Dois passos à frente, um atrás: a homossexualidade como doença

Na Espanha, a goleira Alba Aragón, do CAP Ciudad de Murcia, foi a um hospital fazer exame ginecológico de rotina. Em vez do serviço básico, recebeu uma dose gratuita de LGBTfobia
A goleira Alba Aragón com o laudo que aponta que ela possui
Foto: Reprodução A goleira Alba Aragón com o laudo que aponta que ela possui "doença homossexual"

Existe um pressuposto sobre assédio que, por vezes, acaba passando batido diante dos absurdos do dia a dia. Para caracterizá-lo precisa haver uma hierarquia entre as duas partes. A leitura mais simples é a de que se resume ao trato entre chefe e empregado. Mas outras nuances existem. Em um hospital, por exemplo, as figuras de autoridade são médicos.

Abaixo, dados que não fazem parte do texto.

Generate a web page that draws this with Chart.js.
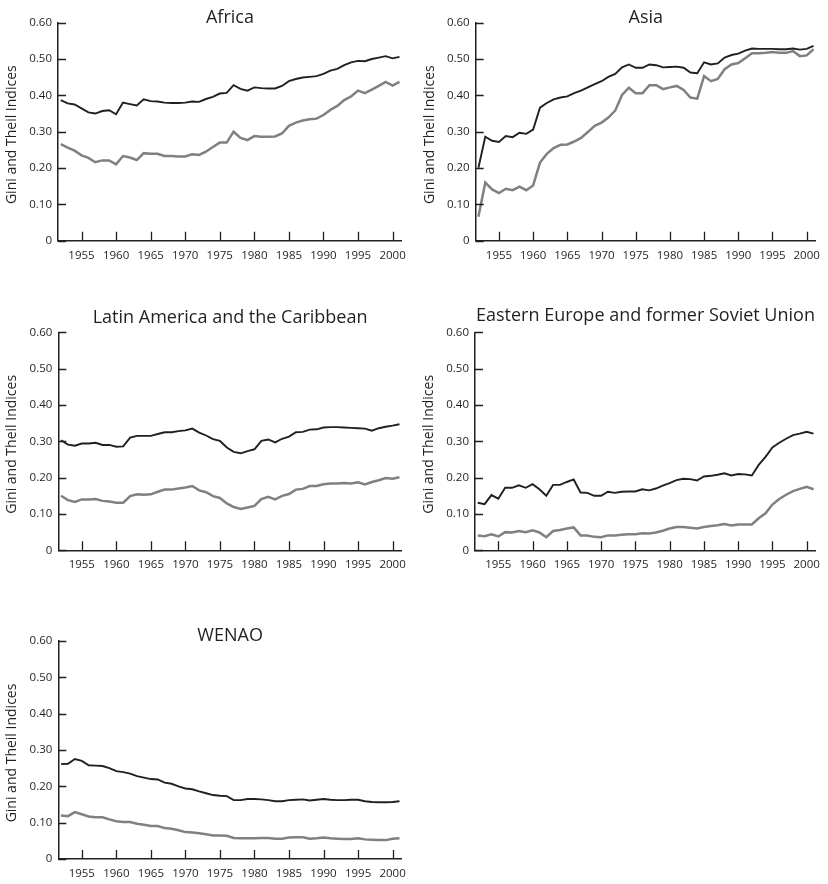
<!DOCTYPE html>
<html>
<head>
<meta charset="utf-8">
<title>Gini and Theil Indices by region, 1952-2001</title>
<script src="https://cdn.jsdelivr.net/npm/chart.js@4.4.1/dist/chart.umd.min.js"></script>
<style>
  html, body { margin: 0; padding: 0; background: #ffffff; }
  body { width: 828px; height: 884px; position: relative; overflow: hidden; }
  canvas { position: absolute; }
</style>
</head>
<body>
<script>
// ---- data -------------------------------------------------------------
const years = [
  1952, 1953, 1954, 1955, 1956, 1957, 1958, 1959, 1960, 1961,
  1962, 1963, 1964, 1965, 1966, 1967, 1968, 1969, 1970, 1971,
  1972, 1973, 1974, 1975, 1976, 1977, 1978, 1979, 1980, 1981,
  1982, 1983, 1984, 1985, 1986, 1987, 1988, 1989, 1990, 1991,
  1992, 1993, 1994, 1995, 1996, 1997, 1998, 1999, 2000, 2001
];

const xTickYears = [1955, 1960, 1965, 1970, 1975, 1980, 1985, 1990, 1995, 2000];
const yTickValues = [0, 0.1, 0.2, 0.3, 0.4, 0.5, 0.6];
const yTickLabels = ['0', '0.10', '0.20', '0.30', '0.40', '0.50', '0.60'];

const africaGini = [
  0.387, 0.378, 0.375, 0.364, 0.353, 0.350, 0.357, 0.359, 0.348, 0.380,
  0.376, 0.372, 0.389, 0.384, 0.383, 0.380, 0.379, 0.379, 0.380, 0.383,
  0.382, 0.390, 0.396, 0.405, 0.407, 0.428, 0.418, 0.413, 0.422, 0.420,
  0.419, 0.419, 0.426, 0.439, 0.445, 0.449, 0.451, 0.453, 0.459, 0.468,
  0.473, 0.483, 0.491, 0.495, 0.494, 0.500, 0.504, 0.508, 0.502, 0.506
];
const africaTheil = [
  0.266, 0.256, 0.248, 0.235, 0.228, 0.216, 0.221, 0.221, 0.210, 0.233,
  0.229, 0.222, 0.241, 0.239, 0.239, 0.233, 0.233, 0.232, 0.232, 0.238,
  0.236, 0.245, 0.258, 0.270, 0.270, 0.300, 0.283, 0.277, 0.288, 0.286,
  0.286, 0.287, 0.295, 0.316, 0.325, 0.331, 0.334, 0.336, 0.346, 0.360,
  0.371, 0.387, 0.397, 0.413, 0.406, 0.416, 0.426, 0.437, 0.427, 0.437
];

const asiaGini = [
  0.201, 0.286, 0.275, 0.272, 0.288, 0.285, 0.297, 0.294, 0.306, 0.366,
  0.379, 0.389, 0.394, 0.397, 0.406, 0.413, 0.422, 0.431, 0.439, 0.451,
  0.459, 0.477, 0.485, 0.476, 0.476, 0.485, 0.483, 0.477, 0.478, 0.479,
  0.476, 0.463, 0.461, 0.491, 0.485, 0.488, 0.504, 0.511, 0.515, 0.523,
  0.529, 0.528, 0.528, 0.528, 0.527, 0.527, 0.529, 0.526, 0.528, 0.536
];
const asiaTheil = [
  0.066, 0.160, 0.141, 0.131, 0.143, 0.139, 0.149, 0.139, 0.152, 0.215,
  0.239, 0.255, 0.264, 0.265, 0.273, 0.283, 0.299, 0.316, 0.325, 0.339,
  0.358, 0.401, 0.421, 0.406, 0.406, 0.428, 0.428, 0.417, 0.422, 0.426,
  0.415, 0.394, 0.391, 0.453, 0.439, 0.445, 0.472, 0.485, 0.489, 0.502,
  0.516, 0.516, 0.517, 0.519, 0.517, 0.517, 0.522, 0.508, 0.510, 0.527
];

const latamGini = [
  0.303, 0.291, 0.288, 0.294, 0.294, 0.296, 0.290, 0.290, 0.285, 0.286,
  0.310, 0.315, 0.315, 0.315, 0.320, 0.325, 0.325, 0.328, 0.330, 0.335,
  0.324, 0.316, 0.306, 0.301, 0.283, 0.271, 0.267, 0.273, 0.278, 0.301,
  0.305, 0.297, 0.307, 0.313, 0.325, 0.326, 0.332, 0.333, 0.338, 0.339,
  0.339, 0.338, 0.337, 0.336, 0.335, 0.329, 0.336, 0.340, 0.343, 0.347
];
const latamTheil = [
  0.150, 0.138, 0.133, 0.140, 0.140, 0.141, 0.136, 0.134, 0.131, 0.131,
  0.149, 0.154, 0.153, 0.154, 0.161, 0.167, 0.167, 0.170, 0.173, 0.177,
  0.165, 0.160, 0.149, 0.144, 0.129, 0.119, 0.114, 0.118, 0.122, 0.141,
  0.147, 0.140, 0.150, 0.155, 0.167, 0.169, 0.177, 0.177, 0.182, 0.184,
  0.184, 0.185, 0.184, 0.187, 0.181, 0.188, 0.193, 0.199, 0.197, 0.201
];

const eeGini = [
  0.131, 0.127, 0.152, 0.142, 0.172, 0.172, 0.179, 0.172, 0.182, 0.168,
  0.150, 0.180, 0.180, 0.188, 0.195, 0.159, 0.158, 0.150, 0.150, 0.161,
  0.158, 0.161, 0.162, 0.162, 0.168, 0.165, 0.170, 0.178, 0.185, 0.193,
  0.197, 0.196, 0.192, 0.203, 0.205, 0.208, 0.212, 0.206, 0.210, 0.209,
  0.206, 0.235, 0.257, 0.283, 0.296, 0.307, 0.317, 0.321, 0.326, 0.321
];
const eeTheil = [
  0.041, 0.039, 0.044, 0.038, 0.050, 0.049, 0.053, 0.050, 0.055, 0.049,
  0.036, 0.053, 0.056, 0.060, 0.063, 0.041, 0.041, 0.037, 0.036, 0.041,
  0.041, 0.043, 0.044, 0.044, 0.047, 0.046, 0.049, 0.054, 0.060, 0.064,
  0.064, 0.062, 0.060, 0.064, 0.067, 0.069, 0.072, 0.068, 0.071, 0.071,
  0.071, 0.088, 0.102, 0.126, 0.141, 0.153, 0.163, 0.169, 0.175, 0.168
];

const wenaoGini = [
  0.261, 0.262, 0.275, 0.270, 0.258, 0.257, 0.256, 0.250, 0.242, 0.239,
  0.235, 0.228, 0.224, 0.220, 0.219, 0.210, 0.207, 0.200, 0.194, 0.192,
  0.186, 0.181, 0.176, 0.174, 0.173, 0.162, 0.162, 0.165, 0.165, 0.164,
  0.162, 0.159, 0.159, 0.162, 0.163, 0.164, 0.161, 0.163, 0.165, 0.163,
  0.162, 0.162, 0.163, 0.163, 0.159, 0.157, 0.156, 0.156, 0.157, 0.159
];
const wenaoTheil = [
  0.120, 0.118, 0.129, 0.123, 0.117, 0.115, 0.115, 0.109, 0.104, 0.102,
  0.102, 0.097, 0.094, 0.091, 0.091, 0.085, 0.083, 0.079, 0.074, 0.073,
  0.071, 0.068, 0.065, 0.065, 0.064, 0.058, 0.057, 0.057, 0.057, 0.058,
  0.058, 0.056, 0.056, 0.059, 0.060, 0.060, 0.056, 0.057, 0.059, 0.057,
  0.056, 0.055, 0.055, 0.057, 0.054, 0.053, 0.052, 0.052, 0.056, 0.057
];

const regionTitles = [
  'Africa',
  'Asia',
  'Latin America and the Caribbean',
  'Eastern Europe and former Soviet Union',
  'WENAO'
];
const giniSeries = [africaGini, asiaGini, latamGini, eeGini, wenaoGini];
const theilSeries = [africaTheil, asiaTheil, latamTheil, eeTheil, wenaoTheil];
const yAxisTitle = 'Gini and Theil Indices';

// ---- layout & style ---------------------------------------------------
const INK = '#231f20';
const GREY = '#808080';
const FONT = '"Open Sans", "DejaVu Sans", sans-serif';
const X_MIN = 1951.6;
const X_MAX = 2001.35;

// canvas box plus the plot rectangle inside it (page pixels)
const panelBoxes = [
  { left: 0,   top: 0,   width: 414, height: 280, plotL: 58,    plotT: 22.7,  plotR: 404,   plotB: 240.7, titleGap: 0 },
  { left: 414, top: 0,   width: 414, height: 280, plotL: 475.7, plotT: 22.7,  plotR: 821.7, plotB: 240.7, titleGap: 0 },
  { left: 0,   top: 285, width: 414, height: 300, plotL: 58.3,  plotT: 332.3, plotR: 404.3, plotB: 550.3, titleGap: 9 },
  { left: 414, top: 285, width: 414, height: 300, plotL: 475,   plotT: 332.3, plotR: 821,   plotB: 550.3, titleGap: 11 },
  { left: 0,   top: 600, width: 414, height: 284, plotL: 58.3,  plotT: 641,   plotR: 404.3, plotB: 859,   titleGap: 0 }
];

// inward tick marks, panel title and rotated axis title
const panelDecor = {
  id: 'panelDecor',
  afterDraw(chart, args, opts) {
    const { ctx, chartArea: a, scales: { x, y } } = chart;
    ctx.save();
    ctx.strokeStyle = INK;
    ctx.lineWidth = 1.3;
    ctx.beginPath();
    x.ticks.forEach(t => {
      const px = Math.round(x.getPixelForValue(t.value)) + 0.5;
      ctx.moveTo(px, a.bottom);
      ctx.lineTo(px, a.bottom - 9);
    });
    y.ticks.forEach(t => {
      const py = Math.round(y.getPixelForValue(t.value)) + 0.5;
      ctx.moveTo(a.left, py);
      ctx.lineTo(a.left + 8, py);
    });
    ctx.stroke();

    ctx.fillStyle = INK;
    ctx.textAlign = 'center';
    ctx.textBaseline = 'alphabetic';
    ctx.font = '18px ' + FONT;
    ctx.fillText(opts.title, (a.left + a.right) / 2, a.top - opts.titleGap);

    ctx.translate(a.left - 46, (a.top + a.bottom) / 2 + 3);
    ctx.rotate(-Math.PI / 2);
    ctx.font = '14px ' + FONT;
    ctx.textBaseline = 'middle';
    ctx.fillText(opts.yTitle, 0, 0);
    ctx.restore();
  }
};

function toPoints(values) {
  return values.map((v, i) => ({ x: years[i], y: v }));
}

panelBoxes.forEach((box, i) => {
  const canvas = document.createElement('canvas');
  canvas.width = box.width;
  canvas.height = box.height;
  canvas.style.left = box.left + 'px';
  canvas.style.top = box.top + 'px';
  canvas.style.width = box.width + 'px';
  canvas.style.height = box.height + 'px';
  document.body.appendChild(canvas);

  const yAxisWidth = box.plotL - box.left;
  const xAxisHeight = box.top + box.height - box.plotB;

  new Chart(canvas, {
    type: 'line',
    data: {
      datasets: [
        {
          label: 'Gini',
          data: toPoints(giniSeries[i]),
          borderColor: INK,
          borderWidth: 1.9,
          pointRadius: 0,
          tension: 0,
          fill: false
        },
        {
          label: 'Theil',
          data: toPoints(theilSeries[i]),
          borderColor: GREY,
          borderWidth: 2.5,
          pointRadius: 0,
          tension: 0,
          fill: false
        }
      ]
    },
    options: {
      responsive: false,
      animation: false,
      events: [],
      layout: {
        padding: {
          top: box.plotT - box.top,
          right: box.left + box.width - box.plotR,
          left: 0,
          bottom: 0
        }
      },
      plugins: {
        legend: { display: false },
        tooltip: { enabled: false },
        panelDecor: { title: regionTitles[i], yTitle: yAxisTitle, titleGap: box.titleGap }
      },
      scales: {
        x: {
          type: 'linear',
          min: X_MIN,
          max: X_MAX,
          afterBuildTicks: s => { s.ticks = xTickYears.map(v => ({ value: v })); },
          afterFit: s => { s.height = xAxisHeight; },
          grid: { drawOnChartArea: false, drawTicks: false },
          border: { display: true, color: INK, width: 1.5 },
          ticks: {
            padding: 8,
            color: INK,
            autoSkip: false,
            maxRotation: 0,
            font: { family: FONT, size: 11.5 },
            callback: v => String(v)
          }
        },
        y: {
          type: 'linear',
          min: 0,
          max: 0.6,
          afterBuildTicks: s => { s.ticks = yTickValues.map(v => ({ value: v })); },
          afterFit: s => { s.width = yAxisWidth; },
          grid: { drawOnChartArea: false, drawTicks: false },
          border: { display: true, color: INK, width: 1.5 },
          ticks: {
            padding: 6,
            color: INK,
            font: { family: FONT, size: 11.5 },
            callback: v => yTickLabels[yTickValues.indexOf(v)]
          }
        }
      }
    },
    plugins: [panelDecor]
  });
});
</script>
</body>
</html>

A goleira Alba Aragón, do CAP Ciudad de Murcia, em Murcia (Espanha), foi ao hospital Reina Sofía na segunda-feira, 4, para exame ginecológico de rotina. Aos 19 anos e lésbica assumida e bem resolvida há quatro, ela comentou abertamente sobre a orientação sexual — afinal, a informação podia ser relevante para o procedimento. Perguntada, ela autorizou que a informação constasse na ficha dela. "O que eu não esperava é que aparecesse no relatório literalmente como uma doença", declarou a goleira.

Não importa o quão forte, o quão bem resolvida a pessoa seja. Uma violência como essa é chocante — pelo menos para a nossa geração. Até 17 de março de 1990, a "condição homossexual" constava na Classificação Estatística Internacional de Doenças e Problemas Relacionados à Saúde (CID) da Organização Mundial de Saúde (OMS) — esse órgão que extremistas negacionistas hoje chamam de comunista. Efetivamente, isso significava que a identidade homossexual era passível de "cura", algo inexistente.

A sociedade cresceu a ponto que o absurdo vivido por Alba Aragón seja visto como o que é. Vem de uma autoridade, o médico, que, segundo fonte no hospital citada por matérias de jornais espanhóis, costuma entregar tal "diagnóstico". Ou seja, ela ignora qualquer ensinamento para impor uma arbitrariedade ideológica (ou religiosa, se é que existe alguma diferença). Os acusados alegam erro de uma máquina. Argumento conveniente.

No Brasil, isso não soa novidade. Médicos negacionistas desfilam na Comissão Parlamentar de Inquérito (CPI) que investiga dezenas (centenas? milhares?) de absurdos relacionados ao trato da crise da Covid-19, amparados por um governo negacionista. O limiar entre a incompetência e a má intenção é cada vez mais borrado.

Mas, a repercussão negativa para o médico, para o hospital e para o Ministério da Saúde da Espanha mostram o fio da esperança. Evoluímos, uns mais que outros. Alguns assuntos que eram tabu viraram discussão aberta.

Alba Aragón não deveria sofrer LGBTfobia em canto nenhum. Nem num consultório médico, nem num estádio. Nas nossas arenas, cânticos homofóbicos ainda vazam vez ou outra — como o do Flamengo contra o Grêmio. Hoje, porém, as minorias têm voz para denunciar. Eu que o diga.

Tanto no caso recente brasileiro, denunciado pelo Coletivo de Torcidas Canarinhos LGBTQ+, quanto no espanhol, criticado pelo Coletivo Galactyco, a força unida de um grupo oprimido se posicionou frente a um conjunto de poder. 

É nessas horas que vemos que unidos somos mais fortes.